House debates

Monday, 1 August 2022

Private Members' Business

Gender Pay Gap

7:00 pm

Photo of Monique RyanMonique Ryan (Kooyong, Independent) Share this | Hansard source

I thank the honourable member for Jagajaga for bringing this chamber's attention to this important issue of gender pay equity. In my first speech, last week, I noted that the population of Kooyong boasts an above-average proportion of women—all of whom are above-average women—which means that the impacts of the gender pay gap are very keenly felt by my constituency.

The gender pay gap measures the overall inequity that women experience in each industry and across the national workforce. This set of figures is obviously based on a large amount of data, but it's also emblematic of the inequities and disadvantages faced by women, which are much harder to quantify. For instance, in 2022 women make up more than 50 per cent of our workforce but only 20 per cent of CEOs. This figure isn't particularly alarming because we're especially worried about CEOs—although we do want to see gender parity all the way to the top—but because it tells a bigger, more complex story that is way too familiar for working women. It's the story of gender-based discrimination in hiring, in promotions and in opportunities to progress within a company or a department.
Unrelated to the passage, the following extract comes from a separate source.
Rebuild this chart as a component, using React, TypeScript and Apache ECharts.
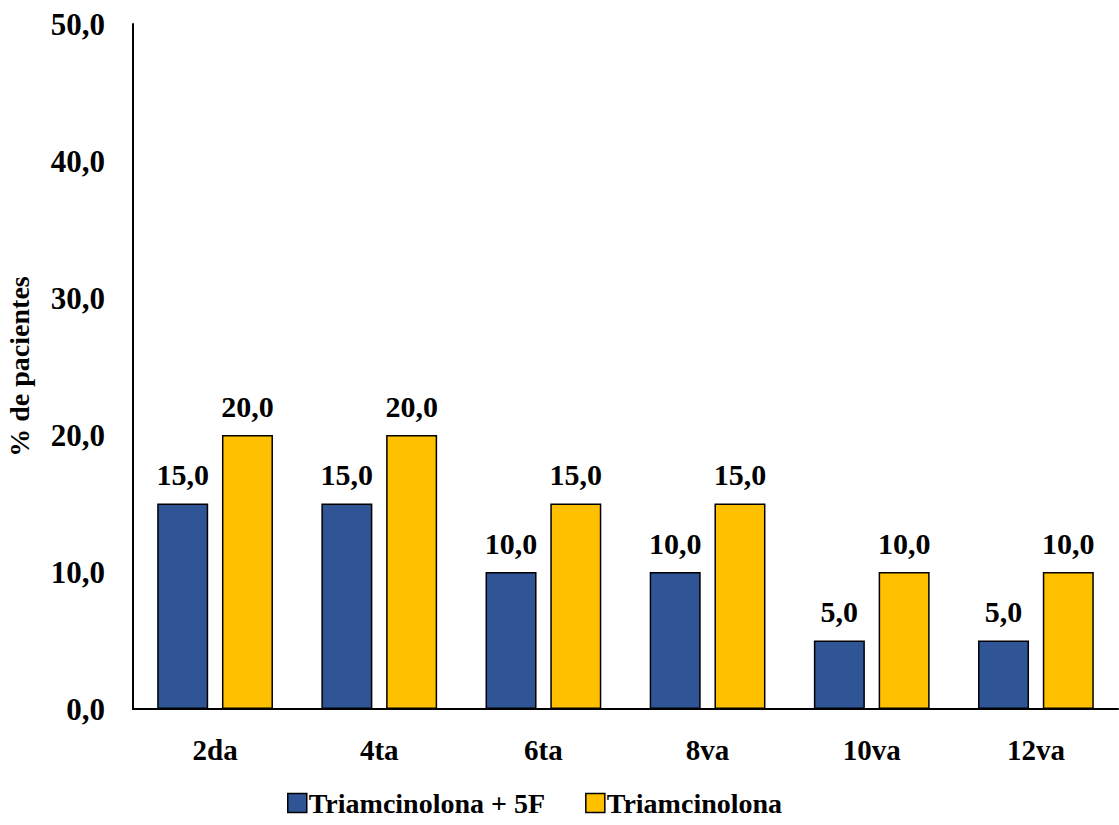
import React, { useEffect, useRef } from "react";
import * as echarts from "echarts";

const categories = ["2da", "4ta", "6ta", "8va", "10va", "12va"];
const seriesNames = ["Triamcinolona + 5F", "Triamcinolona"];
const withFluorouracil = [15, 15, 10, 10, 5, 5];
const triamcinoloneOnly = [20, 20, 15, 15, 10, 10];
const colors = ["#2F5597", "#FFC000"];

const FONT = "'Liberation Serif', 'Times New Roman', serif";
const fmt = (v: number) => v.toFixed(1).replace(".", ",");
const bold = (size: number) => ({ fontFamily: FONT, fontWeight: "bold" as const, fontSize: size, color: "#000" });

export default function App() {
  const ref = useRef<HTMLDivElement>(null);
  useEffect(() => {
    if (!ref.current) return;
    const chart = echarts.init(ref.current, undefined, { renderer: "svg" });
    const mkSeries = (name: string, data: number[], color: string) => ({
      name,
      type: "bar" as const,
      data,
      barWidth: 51,
      barGap: "27%",
      itemStyle: { color, borderColor: "#000", borderWidth: 1.5 },
      label: {
        show: true,
        position: "top" as const,
        distance: 14,
        formatter: (p: any) => fmt(p.value),
        ...bold(30),
      },
    });
    chart.setOption({
      animation: false,
      backgroundColor: "#fff",
      grid: { left: 133, right: 1, top: 24, bottom: 116, outerBoundsMode: "none" },
      legend: {
        bottom: 3,
        left: 282,
        itemWidth: 19,
        itemHeight: 19,
        itemGap: 40,
        icon: "rect",
        textStyle: { ...bold(28), padding: [0, 0, 0, -3] },
        itemStyle: { borderColor: "#000", borderWidth: 1.5 },
        data: seriesNames,
      },
      xAxis: {
        type: "category",
        data: categories,
        axisLine: { lineStyle: { color: "#000", width: 2 } },
        axisTick: { show: false },
        axisLabel: { ...bold(29), margin: 26 },
      },
      yAxis: {
        type: "value",
        min: 0,
        max: 50,
        interval: 10,
        name: "% de pacientes",
        nameLocation: "middle",
        nameGap: 100,
        nameTextStyle: bold(28),
        axisLine: { show: true, lineStyle: { color: "#000", width: 2 } },
        axisTick: { show: false },
        splitLine: { show: false },
        axisLabel: { ...bold(31), margin: 28, formatter: (v: number) => fmt(v) },
      },
      series: [
        mkSeries(seriesNames[0], withFluorouracil, colors[0]),
        mkSeries(seriesNames[1], triamcinoloneOnly, colors[1]),
      ],
    });
    return () => chart.dispose();
  }, []);
  return (
    <div
      ref={ref}
      style={{ position: "fixed", left: 0, top: 0, width: 1119, height: 825, background: "#fff" }}
    />
  );
}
It's a story about women facing greater barriers to reach every level of seniority along the way to being a CEO.

Much of the gender-based discrimination in hiring and in opportunities for career progression is underpinned by the belief that female employees are burdened with caring and domestic labour outside of their professional work—to a far greater degree than male employers. And the reality is that they are. The most recent census found precisely what every census in the last 15 years has found, which is that women disproportionately shoulder the burden of domestic labour, with the average woman working up to 15 hours each week to keep the house running and its occupants cared for, and the average man putting in under five hours each week. It's no wonder that fewer women are climbing the leadership ladder and fewer women are present at CEO levels when many of us are effectively forced to work a second part-time job.
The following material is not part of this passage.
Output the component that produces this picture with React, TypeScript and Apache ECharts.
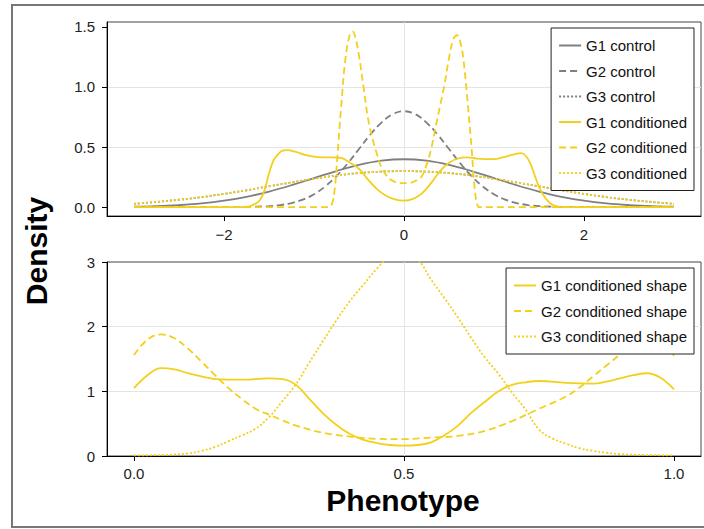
import React, { useEffect, useRef } from "react";
import * as echarts from "echarts";

// ---------- top panel data ----------
const xTop = [-3, -2.75, -2.5, -2.25, -2, -1.75, -1.5, -1.25, -1, -0.75, -0.5, -0.25, 0, 0.25, 0.5, 0.75, 1, 1.25, 1.5, 1.75, 2, 2.25, 2.5, 2.75, 3];
const g1Control = [0.004, 0.009, 0.018, 0.032, 0.054, 0.086, 0.13, 0.183, 0.242, 0.301, 0.352, 0.387, 0.399, 0.387, 0.352, 0.301, 0.242, 0.183, 0.13, 0.086, 0.054, 0.032, 0.018, 0.009, 0.004];
const g3Control = [0.028, 0.044, 0.062, 0.084, 0.111, 0.141, 0.174, 0.206, 0.237, 0.264, 0.284, 0.296, 0.3, 0.296, 0.284, 0.264, 0.237, 0.206, 0.174, 0.141, 0.111, 0.084, 0.062, 0.044, 0.028];
const g3Conditioned = [0.028, 0.044, 0.062, 0.084, 0.111, 0.141, 0.174, 0.206, 0.237, 0.264, 0.284, 0.296, 0.3, 0.296, 0.284, 0.264, 0.237, 0.206, 0.174, 0.141, 0.111, 0.084, 0.062, 0.044, 0.028];

const xG2Control = [-3, -2, -1.75, -1.5, -1.375, -1.25, -1.125, -1, -0.875, -0.75, -0.625, -0.5, -0.375, -0.25, -0.125, 0, 0.125, 0.25, 0.375, 0.5, 0.625, 0.75, 0.875, 1, 1.125, 1.25, 1.375, 1.5, 1.75, 2, 3];
const g2Control = [0, 0.0003, 0.002, 0.009, 0.018, 0.035, 0.063, 0.108, 0.173, 0.259, 0.365, 0.484, 0.603, 0.704, 0.774, 0.798, 0.774, 0.704, 0.603, 0.484, 0.365, 0.259, 0.173, 0.108, 0.063, 0.035, 0.018, 0.009, 0.002, 0.0003, 0];

const xG1Cond = [-3, -1.8, -1.75, -1.7, -1.65, -1.6, -1.55, -1.5, -1.45, -1.4, -1.35, -1.3, -1.2, -1.1, -1.0, -0.9, -0.8, -0.7, -0.6, -0.5, -0.4, -0.3, -0.2, -0.1, 0, 0.1, 0.2, 0.3, 0.4, 0.5, 0.6, 0.7, 0.8, 0.9, 1.0, 1.1, 1.2, 1.3, 1.35, 1.4, 1.45, 1.5, 1.55, 1.6, 1.65, 1.7, 1.75, 1.8, 3];
const g1Conditioned = [0, 0, 0.003, 0.012, 0.03, 0.06, 0.14, 0.28, 0.39, 0.44, 0.47, 0.475, 0.46, 0.435, 0.42, 0.415, 0.415, 0.41, 0.37, 0.32, 0.23, 0.15, 0.095, 0.065, 0.055, 0.07, 0.115, 0.2, 0.3, 0.37, 0.405, 0.415, 0.405, 0.4, 0.4, 0.415, 0.435, 0.45, 0.43, 0.37, 0.27, 0.17, 0.1, 0.05, 0.02, 0.007, 0.001, 0, 0];

const xG2Cond = [-3, -0.84, -0.8, -0.77, -0.74, -0.7, -0.65, -0.6, -0.57, -0.54, -0.5, -0.45, -0.4, -0.35, -0.3, -0.25, -0.2, -0.15, -0.1, -0.05, 0, 0.05, 0.1, 0.15, 0.2, 0.25, 0.3, 0.35, 0.4, 0.45, 0.5, 0.55, 0.59, 0.63, 0.66, 0.7, 0.75, 0.78, 0.81, 0.84, 3];
const g2Conditioned = [0, 0, 0.03, 0.15, 0.42, 0.82, 1.24, 1.44, 1.46, 1.41, 1.26, 1.0, 0.74, 0.57, 0.44, 0.33, 0.27, 0.23, 0.21, 0.2, 0.2, 0.2, 0.21, 0.23, 0.26, 0.35, 0.48, 0.66, 0.84, 1.02, 1.24, 1.4, 1.43, 1.36, 1.23, 0.93, 0.5, 0.2, 0.03, 0, 0];

// ---------- bottom panel data ----------
const xG1Shape = [0, 0.025, 0.05, 0.075, 0.1, 0.125, 0.15, 0.2, 0.25, 0.275, 0.3, 0.325, 0.35, 0.375, 0.4, 0.425, 0.45, 0.475, 0.5, 0.525, 0.55, 0.575, 0.6, 0.625, 0.65, 0.675, 0.7, 0.725, 0.75, 0.8, 0.85, 0.875, 0.9, 0.925, 0.95, 0.975, 1.0];
const g1Shape = [1.05, 1.25, 1.36, 1.34, 1.28, 1.23, 1.19, 1.18, 1.2, 1.19, 1.1, 0.88, 0.66, 0.48, 0.34, 0.25, 0.2, 0.17, 0.16, 0.17, 0.21, 0.32, 0.47, 0.67, 0.84, 1.0, 1.1, 1.14, 1.16, 1.13, 1.12, 1.15, 1.2, 1.25, 1.28, 1.21, 1.03];

const xG2Shape = [0, 0.025, 0.05, 0.075, 0.1, 0.125, 0.15, 0.175, 0.2, 0.225, 0.25, 0.275, 0.3, 0.35, 0.4, 0.45, 0.5, 0.55, 0.6, 0.65, 0.7, 0.75, 0.8, 0.825, 0.85, 0.875, 0.9, 0.925, 0.95, 0.975, 1.0];
const g2Shape = [1.56, 1.8, 1.88, 1.82, 1.66, 1.46, 1.25, 1.05, 0.88, 0.73, 0.64, 0.55, 0.47, 0.36, 0.3, 0.265, 0.26, 0.285, 0.31, 0.39, 0.54, 0.73, 0.92, 1.06, 1.23, 1.4, 1.57, 1.75, 1.86, 1.82, 1.55];

const xG3Shape = [0, 0.05, 0.1, 0.125, 0.15, 0.175, 0.2, 0.225, 0.25, 0.275, 0.3, 0.325, 0.35, 0.375, 0.4, 0.425, 0.45, 0.475, 0.5, 0.525, 0.55, 0.575, 0.6, 0.625, 0.65, 0.675, 0.7, 0.725, 0.75, 0.775, 0.8, 0.825, 0.85, 0.875, 0.9, 0.95, 1.0];
const g3Shape = [0.01, 0.015, 0.04, 0.08, 0.14, 0.23, 0.32, 0.42, 0.6, 0.85, 1.11, 1.45, 1.78, 2.1, 2.4, 2.65, 2.9, 3.1, 3.18, 3.05, 2.73, 2.44, 2.14, 1.82, 1.52, 1.27, 0.98, 0.72, 0.41, 0.27, 0.19, 0.12, 0.08, 0.05, 0.03, 0.015, 0.01];

// ---------- ticks ----------
const topXTicks = [-2, 0, 2];
const topYTicks = [0, 0.5, 1.0, 1.5];
const botXTicks = [0, 0.5, 1.0];
const botYTicks = [0, 1, 2, 3];

const GRAY = "#7f7f7f";
const YELLOW = "#f2d01c";
const FONT = "Liberation Sans, Arial, Helvetica, sans-serif";

const zip = (xs: number[], ys: number[]) => xs.map((x, i) => [x, ys[i]]);

const DASH = [7, 4];
const DOT = [2, 2];

function line(name: string, xs: number[], ys: number[], color: string, type: any, axis: number, width = 1.8) {
  return {
    name,
    type: "line",
    data: zip(xs, ys),
    xAxisIndex: axis,
    yAxisIndex: axis,
    symbol: "none",
    showSymbol: false,
    smooth: 0.4,
    clip: true,
    lineStyle: { color, width, type },
    itemStyle: { color },
  };
}

export default function App() {
  const ref = useRef<HTMLDivElement>(null);
  useEffect(() => {
    if (!ref.current) return;
    const chart = echarts.init(ref.current, null, { renderer: "svg" });
    const axisLabelBase = { color: "#222", fontSize: 15, fontFamily: FONT };
    const mkX = (idx: number, min: number, max: number, interval: number, ticks: number[], fmt: (v: number) => string, margin: number) => ({
      type: "value",
      gridIndex: idx,
      min,
      max,
      interval,
      axisLine: { show: true, onZero: false, lineStyle: { color: "#000", width: 1 } },
      axisTick: { show: true, inside: false, length: 5, customValues: ticks, lineStyle: { color: "#000" } },
      axisLabel: { ...axisLabelBase, margin, customValues: ticks, formatter: fmt },
      splitLine: { show: true, showMinLine: false, showMaxLine: false, lineStyle: { color: "#e4e4e4", width: 1 } },
    });
    const mkY = (idx: number, min: number, max: number, interval: number, ticks: number[], fmt: (v: number) => string) => ({
      type: "value",
      gridIndex: idx,
      min,
      max,
      interval,
      axisLine: { show: true, onZero: false, lineStyle: { color: "#000", width: 1 } },
      axisTick: { show: true, inside: false, length: 5, customValues: ticks, lineStyle: { color: "#000" } },
      axisLabel: { ...axisLabelBase, margin: 12, customValues: ticks, formatter: fmt },
      splitLine: { show: true, showMinLine: false, showMaxLine: false, lineStyle: { color: "#e4e4e4", width: 1 } },
    });
    const legendBase = {
      orient: "vertical",
      right: 10,
      backgroundColor: "#fff",
      borderColor: "#222",
      borderWidth: 1,
      borderRadius: 0,
      padding: [10, 7, 10, 7],
      itemWidth: 22,
      itemHeight: 14,
      itemGap: 10.5,
      itemStyle: { opacity: 0, borderWidth: 0 },
      textStyle: { fontSize: 15, color: "#111", fontFamily: FONT },
      selectedMode: false,
    };
    chart.setOption({
      animation: false,
      backgroundColor: "#fff",
      grid: [
        { left: 107, top: 22, width: 594, height: 194, show: true, borderColor: "#444", borderWidth: 1, backgroundColor: "transparent" },
        { left: 107, top: 262, width: 594, height: 194, show: true, borderColor: "#444", borderWidth: 1, backgroundColor: "transparent" },
      ],
      xAxis: [
        mkX(0, -3.3, 3.3, 2, topXTicks, (v: number) => (v < 0 ? "\u2212" + Math.abs(v) : String(v)), 11),
        mkX(1, -0.05, 1.05, 0.5, botXTicks, (v: number) => v.toFixed(1), 10),
      ],
      yAxis: [
        mkY(0, -0.073, 1.54, 0.5, topYTicks, (v: number) => v.toFixed(1)),
        mkY(1, 0, 3, 1, botYTicks, (v: number) => String(v)),
      ],
      legend: [
        { ...legendBase, top: 28, data: ["G1 control", "G2 control", "G3 control", "G1 conditioned", "G2 conditioned", "G3 conditioned"] },
        { ...legendBase, top: 268, data: ["G1 conditioned shape", "G2 conditioned shape", "G3 conditioned shape"] },
      ],
      graphic: [
        { type: "rect", shape: { x: 12, y: 5, width: 700, height: 522 }, style: { fill: "none", stroke: "#777", lineWidth: 2 }, silent: true },
        { type: "text", x: 36, y: 251, rotation: Math.PI / 2, style: { text: "Density", font: `bold 30px ${FONT}`, fill: "#000", align: "center", verticalAlign: "middle" } },
        { type: "text", x: 403, y: 500, style: { text: "Phenotype", font: `bold 30px ${FONT}`, fill: "#000", align: "center", verticalAlign: "middle" } },
      ],
      series: [
        line("G1 control", xTop, g1Control, GRAY, "solid", 0),
        line("G2 control", xG2Control, g2Control, GRAY, DASH, 0),
        line("G3 control", xTop, g3Control, GRAY, DOT, 0),
        line("G1 conditioned", xG1Cond, g1Conditioned, YELLOW, "solid", 0),
        line("G2 conditioned", xG2Cond, g2Conditioned, YELLOW, DASH, 0),
        line("G3 conditioned", xTop, g3Conditioned, YELLOW, DOT, 0),
        line("G1 conditioned shape", xG1Shape, g1Shape, YELLOW, "solid", 1),
        line("G2 conditioned shape", xG2Shape, g2Shape, YELLOW, DASH, 1),
        line("G3 conditioned shape", xG3Shape, g3Shape, YELLOW, DOT, 1),
      ],
    });
    return () => chart.dispose();
  }, []);
  return <div ref={ref} style={{ width: 704, height: 529, position: "absolute", left: 0, top: 0 }} />;
}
Women are hired below their proficiency and then promoted less frequently, due to gender bias and discrimination. What's more, once in the job they're paid less than their male counterparts across their industry and comparative industries. In the most recent financial year men earned, on average, $25,000 more than women. This extraordinary figure isn't an anomaly. Women work just as hard as men but earn significantly less than men every year of their working life. That yearly financial disadvantage accumulates over decades to create massive comparable deficits in savings at the time that women retire.

It's not just a lifetime of earning less than men that sets women up for greater hardship in retirement. Women tend to spend many years out of the paid workforce, working unpaid to raise the next generation, and during this period of their working lives they are of course not paid any superannuation.
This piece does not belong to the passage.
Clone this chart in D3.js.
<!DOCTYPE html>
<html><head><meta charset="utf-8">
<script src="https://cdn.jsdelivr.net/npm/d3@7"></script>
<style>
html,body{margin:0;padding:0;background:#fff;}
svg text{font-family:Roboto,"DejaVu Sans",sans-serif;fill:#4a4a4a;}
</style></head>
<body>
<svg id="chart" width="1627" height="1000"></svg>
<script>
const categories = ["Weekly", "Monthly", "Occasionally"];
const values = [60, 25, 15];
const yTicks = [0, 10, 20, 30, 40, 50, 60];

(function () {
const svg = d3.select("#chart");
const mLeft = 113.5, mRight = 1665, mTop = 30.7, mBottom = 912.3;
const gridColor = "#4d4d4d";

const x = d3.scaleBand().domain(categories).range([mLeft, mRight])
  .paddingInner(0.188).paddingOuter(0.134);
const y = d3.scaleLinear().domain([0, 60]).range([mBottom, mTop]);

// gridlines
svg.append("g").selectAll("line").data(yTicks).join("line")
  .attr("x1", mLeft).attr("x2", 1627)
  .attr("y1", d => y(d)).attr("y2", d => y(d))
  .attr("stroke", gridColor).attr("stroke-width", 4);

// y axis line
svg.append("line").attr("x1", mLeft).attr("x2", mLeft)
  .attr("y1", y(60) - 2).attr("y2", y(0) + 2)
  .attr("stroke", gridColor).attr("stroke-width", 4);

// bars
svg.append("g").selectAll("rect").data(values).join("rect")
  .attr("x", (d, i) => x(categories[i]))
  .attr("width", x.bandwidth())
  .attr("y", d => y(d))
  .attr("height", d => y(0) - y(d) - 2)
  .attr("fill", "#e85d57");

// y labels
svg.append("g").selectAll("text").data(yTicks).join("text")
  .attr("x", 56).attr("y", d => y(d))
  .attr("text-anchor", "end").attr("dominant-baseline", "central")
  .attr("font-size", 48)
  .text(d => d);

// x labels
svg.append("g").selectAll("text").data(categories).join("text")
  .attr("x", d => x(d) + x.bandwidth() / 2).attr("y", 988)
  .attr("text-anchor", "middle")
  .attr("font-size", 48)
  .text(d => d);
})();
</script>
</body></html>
Kooyong is one of a handful of electorates with a superannuation gap. That is, the disparity in the superannuation held by men and women is more than 33 per cent. This means that the average retired woman in Kooyong has just two-thirds of the wealth that her male counterpart retires with, despite working just as hard for just as long. After a lifetime of earning less money, spending more time in unpaid domestic work and accruing less superannuation, it's no wonder that the largest and fastest-growing group of people facing homelessness are women aged more than 50.

As I campaigned to represent Kooyong here in parliament, I was unequivocal that superannuation must be appended to maternity leave and to other care related leave as an essential step towards pay equity for women in retirement. Furthermore, our government needs to show leadership in its promotion of equality, respect and safety for women at home, in the workplace and in the community. Empowering women's workplace participation contributes not just to economic security and financial independence for each woman but also to the economic growth and prosperity of our nation.

I echo the member for Jagajaga's sentiments that there remains significant work to do to end gender inequality, and I look forward to working collaboratively with members across the parliament in the coming years to achieve parity of income, wealth and financial security for women.